Russian Sage (Perovskia atriplicifolia) is a sturdy, drought-tolerate plant with attractive silvery-gray foliage. In late summer, Russian sage will produce billowy clouds of tiny lavender flowers that bloom along the plant's long stems. Russian sage likes hot sunlight, but will also do fine in climates with cold, freezing winters. Although Russian sage prefers to be left alone and can be difficult to divide, successful division is often possible. Be patient, because Russian sage can be slow to establish roots. However, once established, Russian sage is a tough plant that will live in your garden for many years.
Divide Russian sage in the spring while the plants are still small. Choose a cool morning on an overcast day so the roots won't dry out quickly, and so the newly-divided plant will have time to establish in its new location.
Trim the clump of Russian sage with pruners or kitchen shears, leaving about 3 to 4 inches intact. Dig the clump of Russian sage with a shovel. If the clump of Russian sage is large, separate a smaller section with the edge of your shovel, and leave the remainder of the Russian sage plant in the ground.
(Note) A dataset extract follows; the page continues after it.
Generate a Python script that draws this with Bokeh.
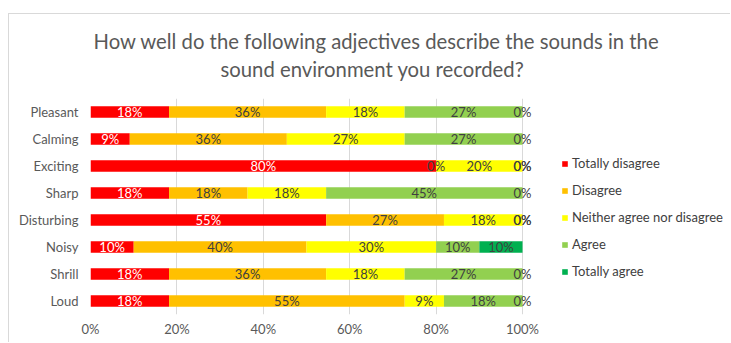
from bokeh.plotting import figure
from bokeh.models import (FactorRange, Range1d, FixedTicker, PrintfTickFormatter,
                          ColumnDataSource, Legend, LegendItem, Title)
from bokeh.core.properties import value
from bokeh.embed import file_html
from bokeh.resources import INLINE

categories = ["Pleasant", "Calming", "Exciting", "Sharp", "Disturbing", "Noisy", "Shrill", "Loud"]
series = ["Totally disagree", "Disagree", "Neither agree nor disagree", "Agree", "Totally agree"]
totally_disagree = [18.18, 9.09, 80.0, 18.18, 54.55, 10.0, 18.18, 18.18]
disagree = [36.36, 36.36, 0.0, 18.18, 27.27, 40.0, 36.36, 54.55]
neither = [18.18, 27.27, 20.0, 18.18, 18.18, 30.0, 18.18, 9.09]
agree = [27.27, 27.27, 0.0, 45.45, 0.0, 10.0, 27.27, 18.18]
totally_agree = [0.0, 0.0, 0.0, 0.0, 0.0, 10.0, 0.0, 0.0]
x_ticks = [0, 20, 40, 60, 80, 100]
colors = ["#ff0000", "#ffc000", "#ffff00", "#92d050", "#00b050"]
label_colors = ["#ffffff", "#404040", "#404040", "#404040", "#404040"]
title_line1 = "How well do the following adjectives describe the sounds in the"
title_line2 = "sound environment  you recorded?"

FONT = "Lato"
values = [totally_disagree, disagree, neither, agree, totally_agree]

# frame spans from the 0% line to the right edge; 100% sits at 432 px of 641
x_end = 100 * 641 / 432

p = figure(width=722, height=329, output_backend="svg", toolbar_location=None,
           y_range=FactorRange(factors=list(reversed(categories)), range_padding=0),
           x_range=Range1d(0, x_end),
           min_border_left=81, min_border_right=0, min_border_top=84, min_border_bottom=29)
p.styles = {"margin-left": "8px", "margin-top": "13px",
            "border-left": "1px solid #d9d9d9", "border-top": "1px solid #d9d9d9"}
p.outline_line_color = None
p.background_fill_color = "white"

# spacer between the title and the plot area
p.add_layout(Title(text=" ", standoff=14, text_font_size="1px"), "above")
for txt, so, off in [(title_line2, 2, 130), (title_line1, 2, 3)]:
    t = Title(text=txt, align="left", offset=off, text_font=FONT,
              text_font_size="20.3px", text_color="#595959", text_font_style="normal",
              standoff=so)
    p.add_layout(t, "above")

left = [0.0] * len(categories)
renderers = []
label_sources = []
for i, (name, vals) in enumerate(zip(series, values)):
    right = [l + v for l, v in zip(left, vals)]
    src = ColumnDataSource(dict(y=categories, left=left, right=right,
                                mid=[(l + r) / 2 for l, r in zip(left, right)],
                                lab=["%d%%" % int(v + 0.5) for v in vals]))
    r = p.hbar(y="y", left="left", right="right", height=0.42, source=src,
               fill_color=colors[i], line_color=None)
    renderers.append(r)
    label_sources.append(src)
    left = right

for i, src in enumerate(label_sources):
    p.text(x="mid", y="y", text="lab", source=src, text_align="center",
           text_baseline="middle", text_font=value(FONT), text_font_size="13px",
           text_color=label_colors[i])

legend = Legend(items=[LegendItem(label=n, renderers=[r]) for n, r in zip(series, renderers)],
                location=(471, 33), orientation="vertical",
                glyph_width=7, glyph_height=7, label_standoff=4, spacing=7,
                label_height=20, padding=0, margin=0,
                border_line_color=None, background_fill_alpha=0,
                label_text_font=FONT, label_text_font_size="13px", label_text_color="#404040")
p.add_layout(legend)

p.xaxis.ticker = FixedTicker(ticks=x_ticks)
p.xaxis.formatter = PrintfTickFormatter(format="%d%%")
p.xaxis.axis_line_color = None
p.xaxis.major_tick_line_color = None
p.xaxis.minor_tick_line_color = None
p.xaxis.major_label_text_font = FONT
p.xaxis.major_label_text_font_size = "13px"
p.xaxis.major_label_text_color = "#595959"
p.xaxis.major_label_standoff = 0

p.yaxis.axis_line_color = None
p.yaxis.major_tick_line_color = None
p.yaxis.minor_tick_line_color = None
p.yaxis.major_label_text_font = FONT
p.yaxis.major_label_text_font_size = "13px"
p.yaxis.major_label_text_color = "#595959"
p.yaxis.major_label_standoff = 6

p.xgrid.ticker = FixedTicker(ticks=x_ticks)
p.xgrid.grid_line_color = "#d9d9d9"
p.ygrid.grid_line_color = None

open("out.html", "w").write(file_html(p, INLINE))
Lift the clump of Russian sage from the ground, and shake the plant gently to remove excess soil. Divide the clump into smaller sections, teasing the roots apart carefully with your fingers. Each division should be large enough to have four or five shoots, and each shoot should have several healthy roots.
Dig a hole for each division, using a shovel or a trowel, and plant the newly-divided Russian sage in a sunny spot in your garden. Allow at least 18 inches between each plant.
Water the Russian sage immediately, and keep the soil evenly moist for the first season. After the first season, Russian sage tolerates drought and only needs to be watered occasionally during hot, dry weather. Don't water excessively, as too must moisture can cause the Russian sage to rot.